▶ [THE PROBLEM]: Across the listing below, how many lines hold "this"? Reply with the number by itself.

======

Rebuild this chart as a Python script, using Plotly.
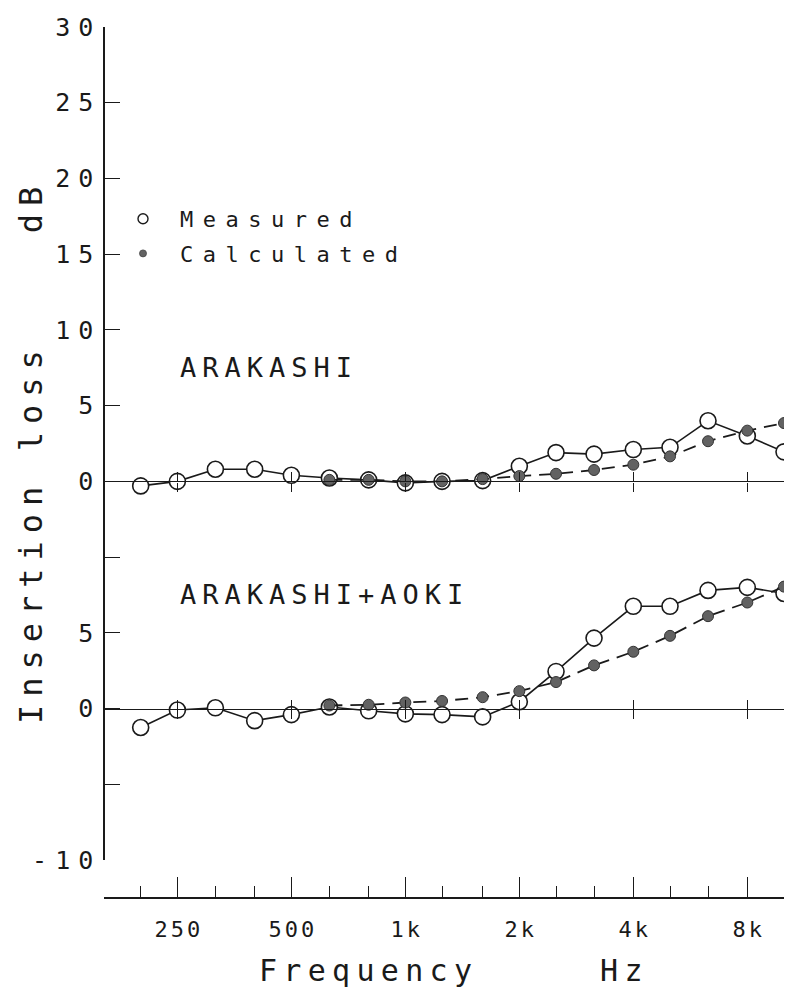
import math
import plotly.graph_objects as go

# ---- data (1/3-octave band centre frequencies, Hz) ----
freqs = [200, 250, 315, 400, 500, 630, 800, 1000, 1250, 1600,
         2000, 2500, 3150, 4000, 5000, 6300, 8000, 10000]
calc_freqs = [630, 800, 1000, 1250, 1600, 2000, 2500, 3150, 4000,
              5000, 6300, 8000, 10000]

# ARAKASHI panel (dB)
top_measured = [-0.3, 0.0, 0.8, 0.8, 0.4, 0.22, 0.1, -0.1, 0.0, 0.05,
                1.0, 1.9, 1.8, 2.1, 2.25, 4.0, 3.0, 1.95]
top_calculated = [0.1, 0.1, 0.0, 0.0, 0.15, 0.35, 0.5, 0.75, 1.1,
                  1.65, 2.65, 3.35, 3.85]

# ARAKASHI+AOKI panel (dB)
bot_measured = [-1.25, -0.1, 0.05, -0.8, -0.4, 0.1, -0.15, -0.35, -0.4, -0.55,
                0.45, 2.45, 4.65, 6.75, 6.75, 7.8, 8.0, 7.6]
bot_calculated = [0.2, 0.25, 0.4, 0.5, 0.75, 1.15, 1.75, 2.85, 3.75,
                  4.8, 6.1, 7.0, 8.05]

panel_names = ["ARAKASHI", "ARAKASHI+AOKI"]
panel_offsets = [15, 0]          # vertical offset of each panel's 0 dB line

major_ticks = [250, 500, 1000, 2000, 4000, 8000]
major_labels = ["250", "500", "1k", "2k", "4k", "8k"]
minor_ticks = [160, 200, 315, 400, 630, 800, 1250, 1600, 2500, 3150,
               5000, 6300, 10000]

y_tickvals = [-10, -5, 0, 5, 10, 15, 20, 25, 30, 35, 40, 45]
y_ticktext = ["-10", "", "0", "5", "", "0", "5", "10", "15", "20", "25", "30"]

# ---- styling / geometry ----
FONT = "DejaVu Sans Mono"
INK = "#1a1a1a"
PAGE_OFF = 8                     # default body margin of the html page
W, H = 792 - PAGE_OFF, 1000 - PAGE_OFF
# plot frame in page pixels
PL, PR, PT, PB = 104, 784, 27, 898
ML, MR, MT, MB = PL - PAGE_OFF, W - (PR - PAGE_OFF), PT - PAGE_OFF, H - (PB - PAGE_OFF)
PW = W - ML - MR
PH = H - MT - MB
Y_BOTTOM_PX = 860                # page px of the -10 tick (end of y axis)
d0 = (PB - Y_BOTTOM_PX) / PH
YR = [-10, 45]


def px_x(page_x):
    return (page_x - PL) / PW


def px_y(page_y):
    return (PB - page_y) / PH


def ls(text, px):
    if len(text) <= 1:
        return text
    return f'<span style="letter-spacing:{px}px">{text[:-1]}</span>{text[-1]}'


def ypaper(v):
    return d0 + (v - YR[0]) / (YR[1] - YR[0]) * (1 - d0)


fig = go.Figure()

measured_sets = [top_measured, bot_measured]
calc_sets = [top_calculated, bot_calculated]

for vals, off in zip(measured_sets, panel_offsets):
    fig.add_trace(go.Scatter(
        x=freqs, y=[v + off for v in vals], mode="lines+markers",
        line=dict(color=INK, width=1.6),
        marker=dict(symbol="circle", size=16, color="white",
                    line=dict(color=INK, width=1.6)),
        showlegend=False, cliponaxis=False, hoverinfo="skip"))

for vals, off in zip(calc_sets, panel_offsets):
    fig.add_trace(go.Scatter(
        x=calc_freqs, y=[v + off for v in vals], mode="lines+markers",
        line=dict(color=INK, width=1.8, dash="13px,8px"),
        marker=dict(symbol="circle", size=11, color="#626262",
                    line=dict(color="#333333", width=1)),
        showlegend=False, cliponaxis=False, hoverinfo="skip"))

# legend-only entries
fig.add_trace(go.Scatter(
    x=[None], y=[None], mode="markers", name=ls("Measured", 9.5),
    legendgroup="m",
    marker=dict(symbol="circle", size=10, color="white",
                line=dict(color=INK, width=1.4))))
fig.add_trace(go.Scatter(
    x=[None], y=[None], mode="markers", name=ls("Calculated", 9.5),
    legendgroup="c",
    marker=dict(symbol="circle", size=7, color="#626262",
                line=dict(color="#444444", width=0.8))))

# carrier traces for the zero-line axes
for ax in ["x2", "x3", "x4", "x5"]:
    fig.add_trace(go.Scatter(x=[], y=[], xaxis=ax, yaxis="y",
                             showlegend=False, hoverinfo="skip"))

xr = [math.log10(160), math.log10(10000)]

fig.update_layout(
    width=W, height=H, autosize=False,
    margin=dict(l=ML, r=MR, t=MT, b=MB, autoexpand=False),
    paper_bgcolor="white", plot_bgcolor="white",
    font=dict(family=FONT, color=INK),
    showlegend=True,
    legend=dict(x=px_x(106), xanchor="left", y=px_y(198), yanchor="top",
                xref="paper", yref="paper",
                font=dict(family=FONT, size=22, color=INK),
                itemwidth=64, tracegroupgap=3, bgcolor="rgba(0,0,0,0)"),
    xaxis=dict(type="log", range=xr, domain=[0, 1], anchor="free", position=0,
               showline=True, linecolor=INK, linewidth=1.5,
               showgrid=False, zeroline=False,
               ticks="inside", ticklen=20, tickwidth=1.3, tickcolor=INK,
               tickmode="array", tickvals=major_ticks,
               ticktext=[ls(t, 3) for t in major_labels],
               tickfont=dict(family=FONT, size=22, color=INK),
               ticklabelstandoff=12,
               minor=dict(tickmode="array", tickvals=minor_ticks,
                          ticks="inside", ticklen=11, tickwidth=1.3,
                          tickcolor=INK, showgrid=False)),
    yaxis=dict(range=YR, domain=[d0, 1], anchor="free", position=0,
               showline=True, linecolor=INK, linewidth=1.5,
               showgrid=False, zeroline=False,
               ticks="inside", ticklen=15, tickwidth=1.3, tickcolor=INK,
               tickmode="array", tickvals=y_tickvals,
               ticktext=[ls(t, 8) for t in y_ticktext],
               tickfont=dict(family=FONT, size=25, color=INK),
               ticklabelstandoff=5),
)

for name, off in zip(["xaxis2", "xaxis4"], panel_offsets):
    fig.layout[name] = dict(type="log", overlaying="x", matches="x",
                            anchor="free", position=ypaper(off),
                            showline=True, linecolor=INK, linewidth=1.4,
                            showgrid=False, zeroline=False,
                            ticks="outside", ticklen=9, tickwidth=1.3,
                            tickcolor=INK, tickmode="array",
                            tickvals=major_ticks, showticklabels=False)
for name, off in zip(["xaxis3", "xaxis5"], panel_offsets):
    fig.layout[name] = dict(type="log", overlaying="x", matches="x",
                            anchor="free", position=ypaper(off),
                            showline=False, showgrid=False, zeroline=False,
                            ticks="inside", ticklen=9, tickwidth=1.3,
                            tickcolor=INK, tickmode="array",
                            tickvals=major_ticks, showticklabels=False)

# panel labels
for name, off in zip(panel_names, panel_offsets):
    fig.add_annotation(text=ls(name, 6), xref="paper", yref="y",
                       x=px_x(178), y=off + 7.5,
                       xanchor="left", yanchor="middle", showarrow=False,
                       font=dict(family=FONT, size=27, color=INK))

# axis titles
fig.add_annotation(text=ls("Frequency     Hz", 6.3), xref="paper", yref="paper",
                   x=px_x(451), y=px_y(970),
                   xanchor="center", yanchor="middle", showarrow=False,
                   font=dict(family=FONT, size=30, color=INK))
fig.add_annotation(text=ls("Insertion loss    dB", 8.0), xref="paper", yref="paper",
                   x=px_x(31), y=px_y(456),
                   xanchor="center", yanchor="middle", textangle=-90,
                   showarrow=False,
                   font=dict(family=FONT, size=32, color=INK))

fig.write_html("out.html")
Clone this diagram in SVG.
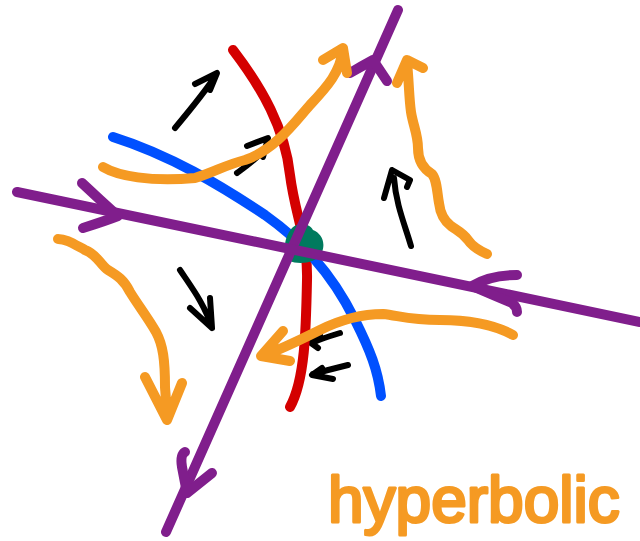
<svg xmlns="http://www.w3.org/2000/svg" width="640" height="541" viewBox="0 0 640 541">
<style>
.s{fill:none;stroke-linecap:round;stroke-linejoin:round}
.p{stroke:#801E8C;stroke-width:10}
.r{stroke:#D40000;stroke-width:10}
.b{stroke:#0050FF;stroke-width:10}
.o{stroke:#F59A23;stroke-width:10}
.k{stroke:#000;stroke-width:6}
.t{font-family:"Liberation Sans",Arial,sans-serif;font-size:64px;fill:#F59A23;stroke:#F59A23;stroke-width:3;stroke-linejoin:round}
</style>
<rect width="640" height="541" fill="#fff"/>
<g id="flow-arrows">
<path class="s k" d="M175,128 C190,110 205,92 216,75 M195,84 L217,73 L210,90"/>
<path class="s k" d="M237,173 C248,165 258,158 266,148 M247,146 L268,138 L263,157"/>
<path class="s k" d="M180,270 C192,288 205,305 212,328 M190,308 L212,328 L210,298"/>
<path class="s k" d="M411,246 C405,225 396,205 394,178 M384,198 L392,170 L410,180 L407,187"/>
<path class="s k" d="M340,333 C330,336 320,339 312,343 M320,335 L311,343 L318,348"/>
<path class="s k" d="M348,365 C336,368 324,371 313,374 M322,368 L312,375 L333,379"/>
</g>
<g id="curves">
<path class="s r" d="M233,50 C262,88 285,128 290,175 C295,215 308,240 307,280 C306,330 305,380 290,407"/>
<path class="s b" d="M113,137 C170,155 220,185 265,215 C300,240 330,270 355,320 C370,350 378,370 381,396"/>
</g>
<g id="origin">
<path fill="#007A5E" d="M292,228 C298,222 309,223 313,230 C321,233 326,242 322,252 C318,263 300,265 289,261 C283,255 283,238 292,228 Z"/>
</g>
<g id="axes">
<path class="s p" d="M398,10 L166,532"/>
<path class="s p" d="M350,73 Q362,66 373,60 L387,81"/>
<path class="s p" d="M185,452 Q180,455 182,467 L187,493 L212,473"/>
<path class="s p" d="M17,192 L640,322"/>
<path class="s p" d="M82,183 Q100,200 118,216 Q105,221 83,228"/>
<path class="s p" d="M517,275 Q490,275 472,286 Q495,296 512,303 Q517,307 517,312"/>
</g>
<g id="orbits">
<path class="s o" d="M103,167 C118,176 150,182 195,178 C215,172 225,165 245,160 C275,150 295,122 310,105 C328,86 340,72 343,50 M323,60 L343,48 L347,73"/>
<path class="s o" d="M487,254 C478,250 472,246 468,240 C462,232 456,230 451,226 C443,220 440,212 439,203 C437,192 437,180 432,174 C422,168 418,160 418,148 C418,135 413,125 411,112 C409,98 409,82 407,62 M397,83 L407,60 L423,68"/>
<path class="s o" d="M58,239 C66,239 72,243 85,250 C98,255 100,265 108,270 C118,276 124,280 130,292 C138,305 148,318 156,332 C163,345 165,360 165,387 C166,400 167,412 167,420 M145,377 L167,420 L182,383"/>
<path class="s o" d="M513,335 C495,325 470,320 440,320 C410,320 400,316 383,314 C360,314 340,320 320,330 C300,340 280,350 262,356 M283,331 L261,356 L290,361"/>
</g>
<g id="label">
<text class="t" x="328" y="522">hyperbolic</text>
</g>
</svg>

======

▶ [FINAL ANSWER]: 2